The revised formula presented by Ogra to the Supreme Court is yet to be made public. However, a copy available with Dawn suggests that consumer-end CNG price has been proposed to be fixed at Rs64.12 per kg for KPK, Balochistan and Potohar and Rs55.68 per kg for Sindh and Punjab. This includes cost of gas at Rs31.09 and Rs28.40 per kg for two regions respectively, followed by a fixed production cost of Rs5.75 per kg. The retailer margin has been fixed at Rs2.95 per kg for both regions.

On top of that, the GIDC has been protected at Rs13.25 per kg for region-1 and Rs9.18 per kg for region-II as it existed before October 25. The 25 per cent GST has, however, been brought down from Rs12.11 per kg to Rs11.08 per kg for KPK, Balochistan and Potohar and from Rs10.33 per kg to Rs9.40 per kg for Sindh and Balochistan. Meanwhile, Ogra has warned the government that GIDC being charged on CNG was higher than the maximum limit approved by the parliament under the GIDC law which should be corrected.

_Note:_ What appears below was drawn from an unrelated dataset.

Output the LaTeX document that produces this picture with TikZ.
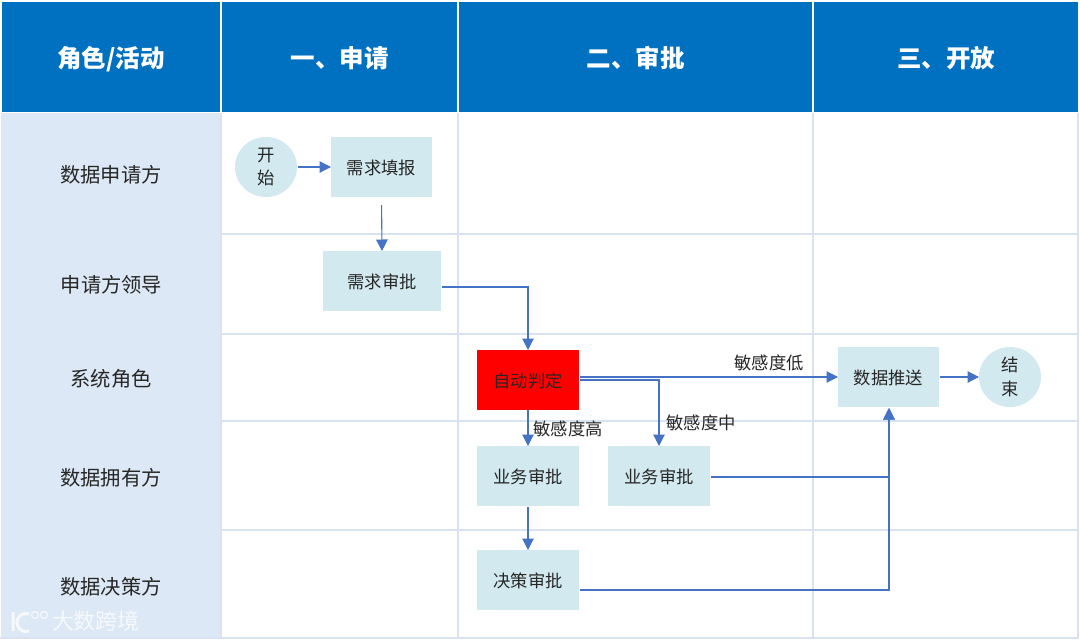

The entire exercise, however, raises a more serious question that needs to be properly investigated through an independent audit of previous CNG price formula. On what basis, over Rs20 per kg price buildup was allowed in the name of overheads or operating expenses and if Ogra has found these overheads as non-prudent now, who should be held responsible for such windfalls to CNG owners at the cost of consumers.

On top of that, the government needs to review the entire energy pricing policy in a holistic manner to provide gas to different consumer sectors on the basis of acceptable level of political compulsions and maximum economic output of scarce gas resources under a transparent formula.